Aim of the exercise -
Copy every record exactly, and keep the pictures out.

Data provided -
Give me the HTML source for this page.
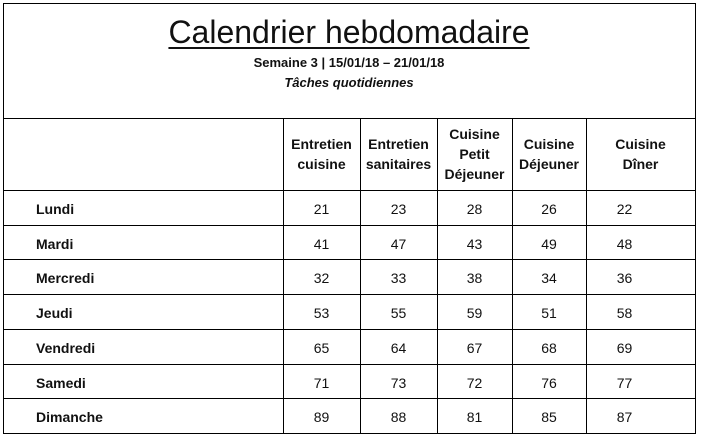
<!DOCTYPE html>
<html><head><meta charset="utf-8"><style>
body{margin:0;width:702px;height:437px;background:#fff;position:relative;overflow:hidden;font-family:"Liberation Sans",sans-serif;color:#111}
.a{position:absolute}
.ln{position:absolute;background:#000}
.t{position:absolute;text-align:center;font-size:14px}
</style></head><body>
<div class="a" style="left:3px;width:692px;top:14px;text-align:center;font-size:32px;"><span style="text-decoration:underline;text-decoration-thickness:2px;text-underline-offset:4px">Calendrier hebdomadaire</span></div>
<div class="a" style="left:3px;width:692px;top:55px;text-align:center;font-size:13px;font-weight:bold">Semaine 3 | 15/01/18 – 21/01/18</div>
<div class="a" style="left:3px;width:692px;top:75px;text-align:center;font-size:13px;font-weight:bold;font-style:italic">Tâches quotidiennes</div>
<div id="grid"></div>
<script>
const columns=["Entretien<br>cuisine","Entretien<br>sanitaires","Cuisine<br>Petit<br>Déjeuner","Cuisine<br>Déjeuner","Cuisine<br>Dîner"];
const days=["Lundi","Mardi","Mercredi","Jeudi","Vendredi","Samedi","Dimanche"];
const entretienCuisine=[21,41,32,53,65,71,89];
const entretienSanitaires=[23,47,33,55,64,73,88];
const cuisinePetitDej=[28,43,38,59,67,72,81];
const cuisineDejeuner=[26,49,34,51,68,76,85];
const cuisineDiner=[22,48,36,58,69,77,87];
const series=[entretienCuisine,entretienSanitaires,cuisinePetitDej,cuisineDejeuner,cuisineDiner];
const g=document.getElementById('grid');
const colX=[283,360,437,512,586,695];
const L=3,R=695,T=3,B=433,titleB=118,headB=190;
const rowH=(B-headB)/days.length;
function line(x,y,w,h,n){const d=document.createElement('div');d.className='ln';d.style.cssText=`left:${x}px;top:${y}px;width:${w}px;height:${h}px`;


g.appendChild(d);}
line(L,T,R-L+1,1,'border-top');line(L,B,R-L+1,1,'border-bottom');
line(L,T,1,B-T,'border-left');line(R,T,1,B-T,'border-right');
line(L,titleB,R-L,1,'title-divider');
for(let i=0;i<days.length;i++)line(L,headB+i*rowH,R-L,1,'row-divider');
for(let i=0;i<5;i++)line(colX[i],titleB,1,B-titleB,'column-divider');
columns.forEach((c,i)=>{const d=document.createElement('div');d.className='t';
d.style.cssText=`left:${colX[i]}px;width:${colX[i+1]-colX[i]}px;top:${titleB}px;height:${headB-titleB}px;display:flex;align-items:center;justify-content:center;font-weight:bold;font-size:14px;line-height:20px`;
d.innerHTML=c;


g.appendChild(d);});
days.forEach((dn,r)=>{const y=headB+r*rowH;
const d=document.createElement('div');d.className='a';d.style.cssText=`left:36px;top:${y+11}px;font-weight:bold;font-size:14px`;d.textContent=dn;


g.appendChild(d);
series.forEach((s,c)=>{const e=document.createElement('div');e.className='t';
let off=c===4?-16:0;
e.style.cssText=`left:${colX[c]+off}px;width:${colX[c+1]-colX[c]}px;top:${y+11}px`;e.textContent=s[r];


g.appendChild(e);});});
</script>
</body></html>
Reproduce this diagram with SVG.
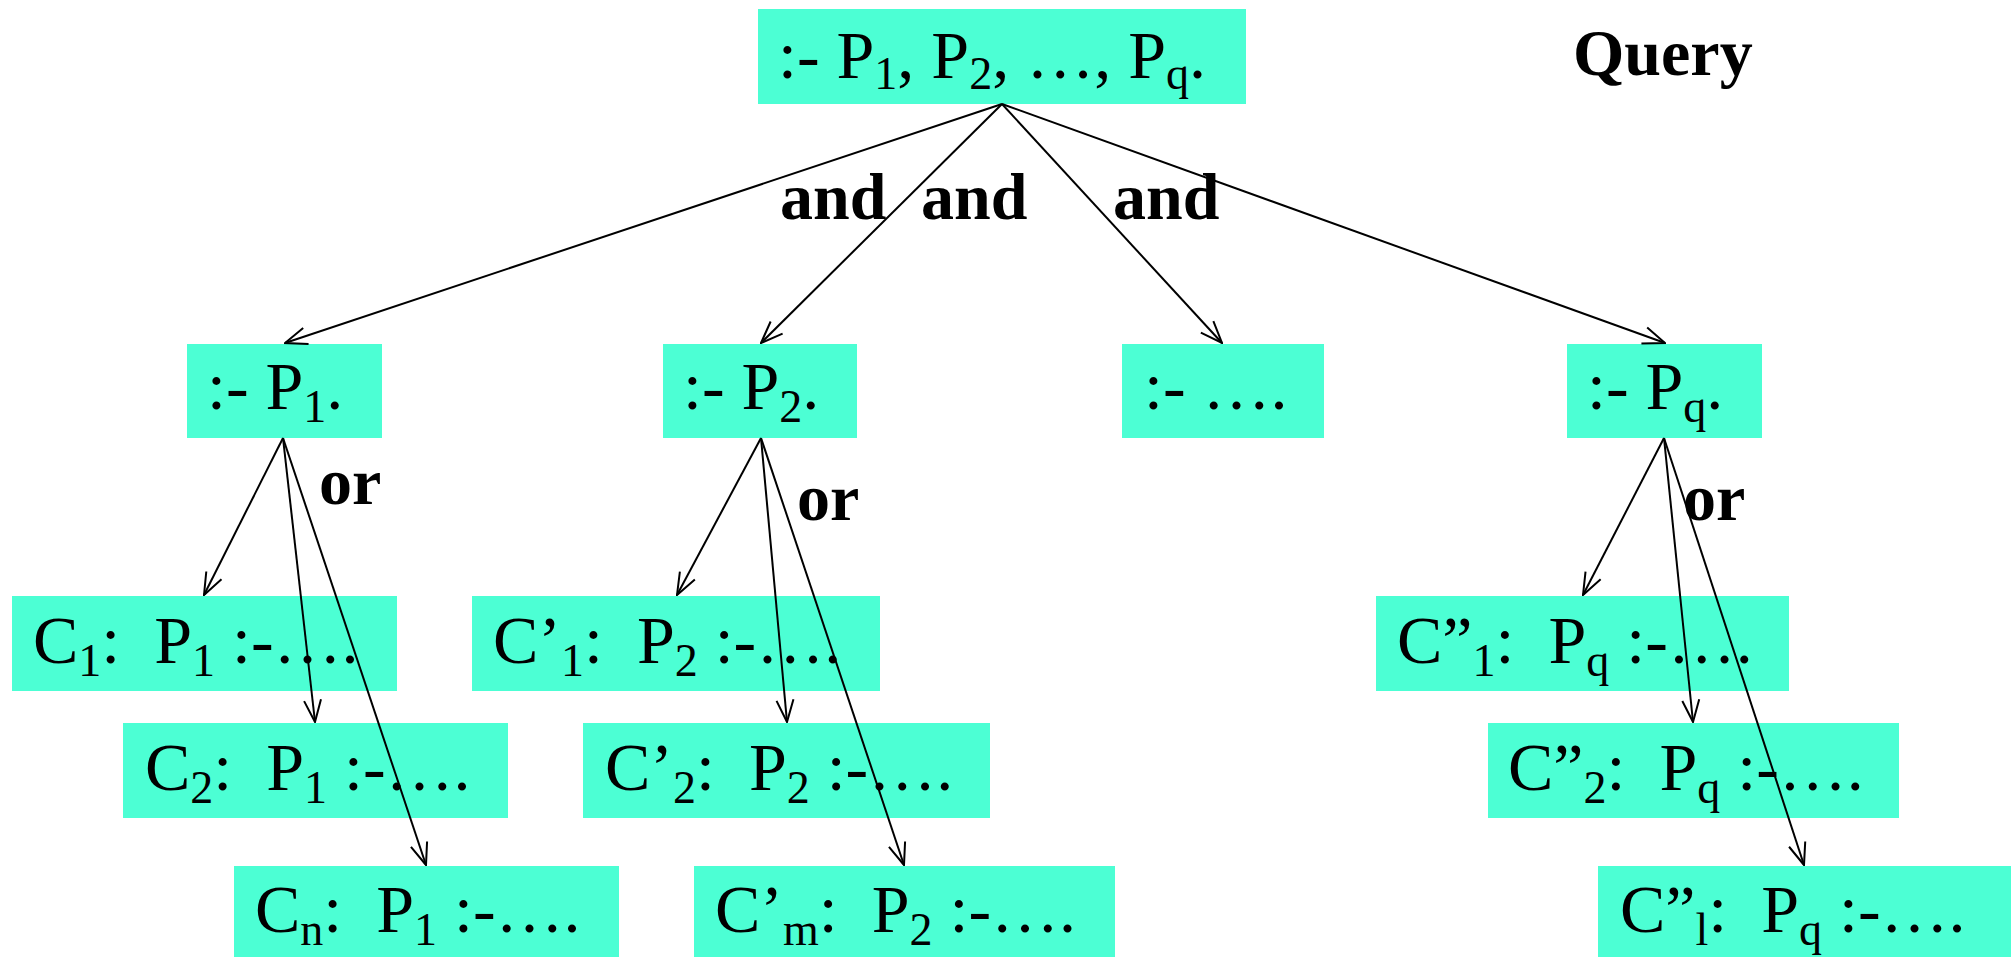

Reply -
Give me the HTML source for this page.
<!DOCTYPE html>
<html><head><meta charset="utf-8"><style>
body{margin:0;width:702px;height:437px;background:#fff;position:relative;overflow:hidden;font-family:"Liberation Sans",sans-serif;color:#111}
.a{position:absolute}
.ln{position:absolute;background:#000}
.t{position:absolute;text-align:center;font-size:14px}
</style></head><body>
<div class="a" style="left:3px;width:692px;top:14px;text-align:center;font-size:32px;"><span style="text-decoration:underline;text-decoration-thickness:2px;text-underline-offset:4px">Calendrier hebdomadaire</span></div>
<div class="a" style="left:3px;width:692px;top:55px;text-align:center;font-size:13px;font-weight:bold">Semaine 3 | 15/01/18 – 21/01/18</div>
<div class="a" style="left:3px;width:692px;top:75px;text-align:center;font-size:13px;font-weight:bold;font-style:italic">Tâches quotidiennes</div>
<div id="grid"></div>
<script>
const columns=["Entretien<br>cuisine","Entretien<br>sanitaires","Cuisine<br>Petit<br>Déjeuner","Cuisine<br>Déjeuner","Cuisine<br>Dîner"];
const days=["Lundi","Mardi","Mercredi","Jeudi","Vendredi","Samedi","Dimanche"];
const entretienCuisine=[21,41,32,53,65,71,89];
const entretienSanitaires=[23,47,33,55,64,73,88];
const cuisinePetitDej=[28,43,38,59,67,72,81];
const cuisineDejeuner=[26,49,34,51,68,76,85];
const cuisineDiner=[22,48,36,58,69,77,87];
const series=[entretienCuisine,entretienSanitaires,cuisinePetitDej,cuisineDejeuner,cuisineDiner];
const g=document.getElementById('grid');
const colX=[283,360,437,512,586,695];
const L=3,R=695,T=3,B=433,titleB=118,headB=190;
const rowH=(B-headB)/days.length;
function line(x,y,w,h,n){const d=document.createElement('div');d.className='ln';d.style.cssText=`left:${x}px;top:${y}px;width:${w}px;height:${h}px`;


g.appendChild(d);}
line(L,T,R-L+1,1,'border-top');line(L,B,R-L+1,1,'border-bottom');
line(L,T,1,B-T,'border-left');line(R,T,1,B-T,'border-right');
line(L,titleB,R-L,1,'title-divider');
for(let i=0;i<days.length;i++)line(L,headB+i*rowH,R-L,1,'row-divider');
for(let i=0;i<5;i++)line(colX[i],titleB,1,B-titleB,'column-divider');
columns.forEach((c,i)=>{const d=document.createElement('div');d.className='t';
d.style.cssText=`left:${colX[i]}px;width:${colX[i+1]-colX[i]}px;top:${titleB}px;height:${headB-titleB}px;display:flex;align-items:center;justify-content:center;font-weight:bold;font-size:14px;line-height:20px`;
d.innerHTML=c;


g.appendChild(d);});
days.forEach((dn,r)=>{const y=headB+r*rowH;
const d=document.createElement('div');d.className='a';d.style.cssText=`left:36px;top:${y+11}px;font-weight:bold;font-size:14px`;d.textContent=dn;


g.appendChild(d);
series.forEach((s,c)=>{const e=document.createElement('div');e.className='t';
let off=c===4?-16:0;
e.style.cssText=`left:${colX[c]+off}px;width:${colX[c+1]-colX[c]}px;top:${y+11}px`;e.textContent=s[r];


g.appendChild(e);});});
</script>
</body></html>
Reproduce this diagram with SVG.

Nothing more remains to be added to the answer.